__Source excerpt__.
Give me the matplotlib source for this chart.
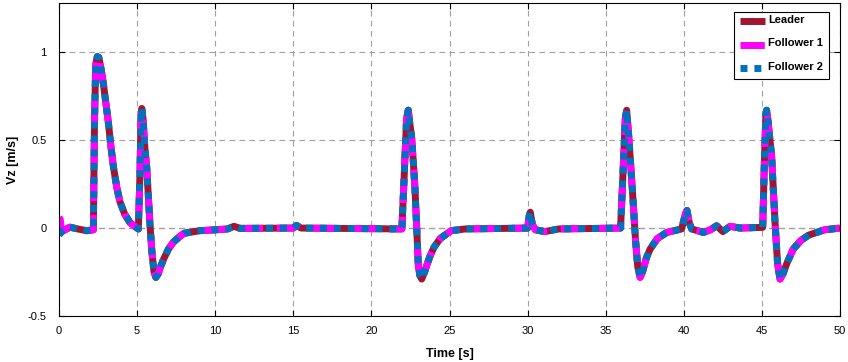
import numpy as np
import matplotlib.pyplot as plt

plt.rcParams['font.family'] = ['Liberation Sans', 'DejaVu Sans']

# Leader vertical velocity
leader_t = [0, 0.17, 0.7, 1.2, 1.77, 2.2, 2.27, 2.35, 2.45, 2.55, 2.7, 2.84, 3.0, 3.16, 3.3,
            3.48, 3.7, 3.9, 4.2, 4.55, 4.85, 5.08, 5.18, 5.25, 5.3, 5.38, 5.5, 5.61, 5.72,
            5.83, 5.95, 6.08, 6.2, 6.35, 6.5, 6.68, 7.0, 7.32, 7.7, 8.0, 9.0, 10.0, 10.8,
            11.2, 11.6, 15.0, 15.2, 15.5, 21.95, 22.1, 22.25, 22.36, 22.45, 22.58, 22.7,
            22.79, 22.9, 23.0, 23.1, 23.22, 23.4, 23.55, 23.75, 24.0, 24.4, 25.1, 26.0,
            30.0, 30.1, 30.17, 30.3, 30.5, 31.1, 32.0, 35.95, 36.1, 36.25, 36.34, 36.45,
            36.56, 36.77, 36.9, 37.05, 37.2, 37.35, 37.6, 37.84, 38.3, 38.9, 39.86, 40.1,
            40.2, 40.35, 40.5, 41.25, 41.7, 42.1, 42.5, 42.96, 43.6, 45.05, 45.15, 45.25,
            45.3, 45.4, 45.62, 45.84, 46.0, 46.16, 46.35, 46.6, 47.0, 47.5, 48.0, 49.0, 50.0]
leader_v = [-0.03, -0.02, 0.005, -0.005, -0.015, -0.01, 0.6, 0.93, 0.975, 0.97, 0.9, 0.82,
            0.71, 0.60, 0.48, 0.35, 0.23, 0.15, 0.08, 0.03, 0.01, -0.005, 0.3, 0.62, 0.68,
            0.62, 0.45, 0.35, 0.18, 0.01, -0.14, -0.25, -0.28, -0.26, -0.22, -0.18, -0.12,
            -0.08, -0.05, -0.03, -0.015, -0.01, -0.005, 0.01, -0.002, 0.0, 0.015, 0.0,
            -0.005, 0.3, 0.62, 0.67, 0.6, 0.51, 0.35, 0.22, 0.0, -0.21, -0.27, -0.29,
            -0.25, -0.21, -0.16, -0.11, -0.06, -0.015, -0.005, 0.0, 0.07, 0.09, 0.02,
            -0.01, -0.02, -0.005, 0.0, 0.3, 0.62, 0.67, 0.55, 0.41, 0.13, -0.06, -0.22,
            -0.28, -0.25, -0.17, -0.12, -0.06, -0.025, -0.005, 0.08, 0.1, 0.03, -0.005,
            -0.025, -0.01, 0.013, -0.02, 0.01, 0.0, 0.004, 0.35, 0.64, 0.67, 0.6, 0.41,
            0.03, -0.2, -0.29, -0.26, -0.2, -0.12, -0.07, -0.04, -0.01, 0.0]

# Followers track the leader, differing only at start
follower1_t = [0, 0.08] + leader_t[1:]
follower1_v = [0.06, 0.05] + leader_v[1:]
follower2_t = leader_t
follower2_v = [-0.04] + leader_v[1:]

fig = plt.figure(figsize=(8.48, 3.62), dpi=100)
ax = fig.add_axes([0.0696, 0.127, 0.921, 0.865])

ax.plot(leader_t, leader_v, color='#A2142F', lw=5, label='Leader',
        solid_joinstyle='round', solid_capstyle='butt')
ax.plot(follower1_t, follower1_v, color='#FF00FF', lw=5, ls=(0, (3.5, 2)),
        label='Follower 1', dash_capstyle='butt')
ax.plot(follower2_t, follower2_v, color='#0072BD', lw=5, ls=(0, (1, 1)),
        label='Follower 2', dash_capstyle='butt')

ax.axhline(0, color='black', lw=0.8, ls=(0, (5, 4)), zorder=0.5)

ax.set_xlim(0, 50)
ax.set_ylim(-0.5, 1.28)
ax.set_xticks(np.arange(0, 51, 5))
ax.set_yticks([-0.5, 0, 0.5, 1])
ax.set_yticklabels(['-0.5', '0', '0.5', '1'])
ax.grid(True, color='#a0a0a0', ls=(0, (5, 4)), lw=0.8)
ax.tick_params(direction='in', labelsize=8, right=True, top=True, length=4)
ax.tick_params(axis='x', pad=7)
ax.tick_params(axis='y', pad=9)

ax.set_xlabel('Time [s]', fontsize=9, fontweight='bold', labelpad=9)
ax.set_ylabel('Vz [m/s]', fontsize=9, fontweight='bold', labelpad=6)

leg = ax.legend(loc='upper right', bbox_to_anchor=(0.993, 0.99), fontsize=8,
                fancybox=False, edgecolor='black', framealpha=1,
                handlelength=2.3, borderpad=0.5, labelspacing=1.2, handletextpad=0.3,
                borderaxespad=0.5)
leg.get_frame().set_linewidth(0.8)
for txt in leg.get_texts():
    txt.set_fontweight('bold')
    txt.set_va('bottom')

fig.savefig('out.png', dpi=100)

__Instructions for the task__. Leave the pictures out and reproduce exactly the lines from the top of the listing above through the line with "plt.rcParams['font.family'] = ['Liberation".

__Written response__.
Give me the matplotlib source for this chart.
import numpy as np
import matplotlib.pyplot as plt

plt.rcParams['font.family'] = ['Liberation Sans', 'DejaVu Sans']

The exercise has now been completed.